-- Entries with chart source code --
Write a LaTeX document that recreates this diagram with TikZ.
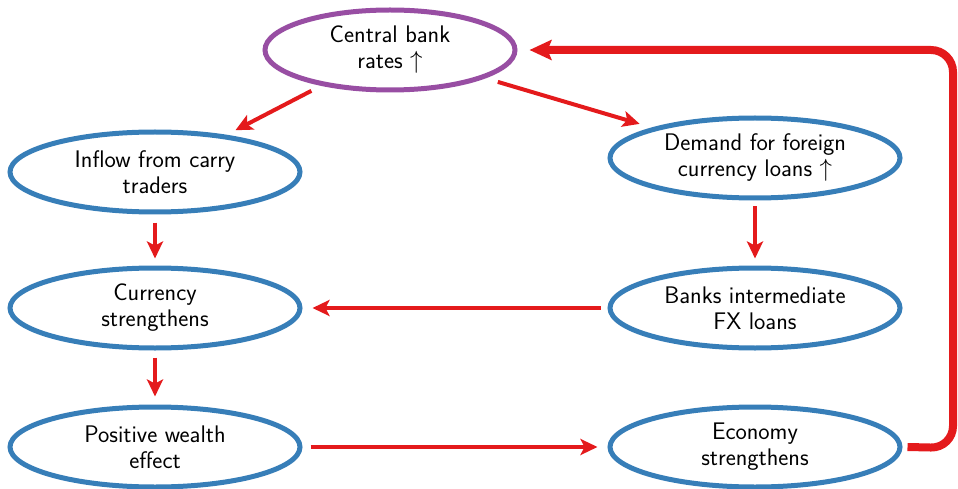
\documentclass[tikz,border=0pt]{standalone}
\usetikzlibrary{shapes.geometric,arrows.meta}
\definecolor{cblue}{HTML}{377EB8}
\definecolor{cpurple}{HTML}{984EA3}
\definecolor{cred}{HTML}{E41A1C}
\begin{document}
\begin{tikzpicture}[x=1pt,y=-1pt,
  ell/.style={ellipse, draw=cblue, line width=5pt, minimum width=290pt, minimum height=80pt,
    inner sep=0pt, align=center, font=\sffamily\fontsize{24}{26}\selectfont},
  arr/.style={draw=cred, line width=4pt, -{Stealth[length=17pt,width=16pt,inset=4pt]}},
  fb/.style={draw=cred, line width=8pt, rounded corners=22pt, -{Stealth[length=22pt,width=20pt,inset=4pt]}}]
\useasboundingbox (0,0) rectangle (958,489);
\node[ell, draw=cpurple, minimum width=250pt] (cb) at (390,50) {Central bank\\rates $\uparrow$};
\node[ell] (inflow) at (155,172) {Inflow from carry\\traders};
\node[ell] (demand) at (755,158) {Demand for foreign\\currency loans $\uparrow$};
\node[ell] (cur) at (155,308) {Currency\\strengthens};
\node[ell] (banks) at (755,308) {Banks intermediate\\FX loans};
\node[ell] (pos) at (155,447) {Positive wealth\\effect};
\node[ell] (eco) at (755,447) {Economy\\strengthens};
\coordinate (c1) at (953,448);
\coordinate (c2) at (953,50);
\draw[arr, shorten <=11pt, shorten >=10pt] (cb) -- (inflow);
\draw[arr, shorten <=13pt, shorten >=13pt] (cb) -- (demand);
\draw[arr, shorten <=8pt, shorten >=7pt] (inflow) -- (cur);
\draw[arr, shorten <=6pt, shorten >=7pt] (demand) -- (banks);
\draw[arr, shorten <=7pt, shorten >=8pt] (cur) -- (pos);
\draw[arr, shorten <=7pt, shorten >=10pt] (banks) -- (cur);
\draw[arr, shorten <=8pt, shorten >=10pt] (pos) -- (eco);
\draw[fb] ([xshift=5pt]eco.east) -- (c1) -- (c2) -- ([xshift=12pt]cb.east);
\end{tikzpicture}
\end{document}
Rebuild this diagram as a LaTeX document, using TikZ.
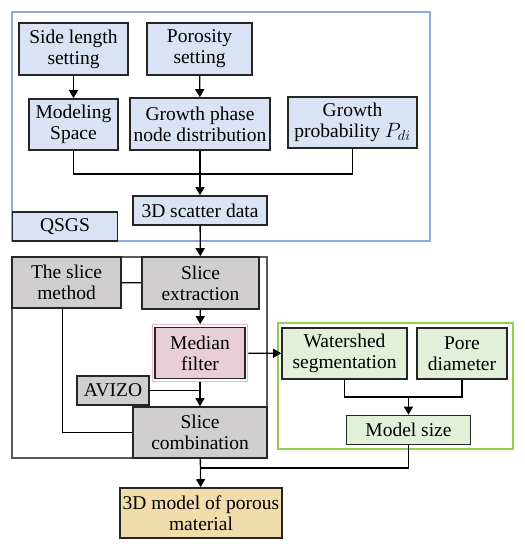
\documentclass[tikz,border=0pt]{standalone}
\usepackage{fontspec}
\setmainfont{Liberation Serif}
\usepackage{tikz}
\usetikzlibrary{arrows.meta, positioning, calc, fit}
\definecolor{bfill}{HTML}{DAE3F3}
\definecolor{bline}{HTML}{8FAADC}
\definecolor{gfill}{HTML}{D0CECE}
\definecolor{pfill}{HTML}{E8CFD7}
\definecolor{pline}{HTML}{F4B8C4}
\definecolor{vfill}{HTML}{E2F0D9}
\definecolor{vline}{HTML}{92D050}
\definecolor{tfill}{HTML}{F1DCAC}

\begin{document}
\begin{tikzpicture}[
    x=1pt, y=-1pt,
    font=\fontsize{19.5}{21}\selectfont,
    box/.style={draw=black!85, line width=1.6pt, rectangle, align=center, inner sep=1pt},
    bbox/.style={box, fill=bfill},
    gbox/.style={box, fill=gfill},
    pbox/.style={box, fill=pfill},
    vbox/.style={box, fill=vfill},
    tbox/.style={box, fill=tfill},
    rel/.style={-{Triangle[length=8pt, width=9pt]}, line width=1.3pt},
    lnk/.style={line width=1.3pt}
]
\useasboundingbox (0,0) rectangle (525,550);

% frames
\draw[bline, line width=1.2pt] (12,12) rectangle (430,241);
\draw[black!65, line width=1.2pt] (12,257) rectangle (267,458);
\draw[vline, line width=1.2pt] (278,323) rectangle (513,449);

% QSGS part
\node[bbox, minimum width=109pt, minimum height=52pt] (side)  at ( 73.5, 49) {Side length\\setting};
\node[bbox, minimum width=105pt, minimum height=52pt] (poro)  at (199.5, 49) {Porosity\\setting};
\node[bbox, minimum width=89pt,  minimum height=51pt] (space) at ( 73.5,124.5) {Modeling\\Space};
\node[bbox, minimum width=140pt, minimum height=52pt] (grow)  at (200,124) {Growth phase\\node distribution};
\node[bbox, minimum width=129pt, minimum height=51pt] (prob)  at (352.5,122.5) {Growth\\probability $P_{di}$};
\node[bbox, minimum width=134pt, minimum height=29pt] (scat)  at (200,210.5) {3D scatter data};
\node[bbox, minimum width=105pt, minimum height=29pt] (qsgs)  at ( 65,226.5) {QSGS};
\coordinate (j1) at (200,174);

% slice part
\node[gbox, minimum width=109pt, minimum height=51pt] (smeth) at ( 66.5,282.5) {The slice\\method};
\node[gbox, minimum width=117pt, minimum height=52pt] (sext)  at (200.5,283) {Slice\\extraction};
\node[pbox, minimum width=90pt,  minimum height=51pt] (med)   at (200,353) {Median\\filter};
\node[draw=pline, line width=1.2pt, fit=(med), inner sep=2pt] (medf) {};
\node[gbox, minimum width=72pt,  minimum height=29pt] (avizo) at (113,390.5) {AVIZO};
\node[gbox, minimum width=134pt, minimum height=51pt] (scomb) at (200,432.5) {Slice\\combination};

% pore part
\node[vbox, minimum width=125pt, minimum height=51pt] (water) at (344.5,353.5) {Watershed\\segmentation};
\node[vbox, minimum width=90pt,  minimum height=51pt] (pore)  at (462,353.5) {Pore\\diameter};
\node[vbox, minimum width=124pt, minimum height=29pt] (msize) at (408.5,430) {Model size};
\coordinate (j2) at (408.5,397);
\coordinate (j3) at (200,468);

\node[tbox, minimum width=162pt, minimum height=50pt] (model) at (201,513) {3D model of porous\\material};

% connectors
\draw[rel] (side) -- (space);
\draw[rel] (poro) -- (grow);
\draw[lnk] (space) |- (j1);
\draw[lnk] (prob) |- (j1);
\draw[rel] (grow) -- (scat);
\draw[rel] (scat) -- (sext);
\draw[lnk] (smeth) -- (sext);
\draw[rel] (sext) -- (medf);
\draw[rel] (medf) -- (scomb);
\draw[lnk] (avizo) -- (avizo -| scomb);
\draw[lnk] ([xshift=-4pt]smeth.south) |- (scomb);
\draw[rel] (medf) -- (water);
\draw[lnk] (water) |- (j2);
\draw[lnk] (pore) |- (j2);
\draw[rel] (j2) -- (msize);
\draw[lnk] (msize) |- (j3);
\draw[rel] (scomb) -- (model);
\end{tikzpicture}
\end{document}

-- Given request --
For each line of the listing that holds the word "diagram", show that line.

-- Finished answer --
Write a LaTeX document that recreates this diagram with TikZ.
Rebuild this diagram as a LaTeX document, using TikZ.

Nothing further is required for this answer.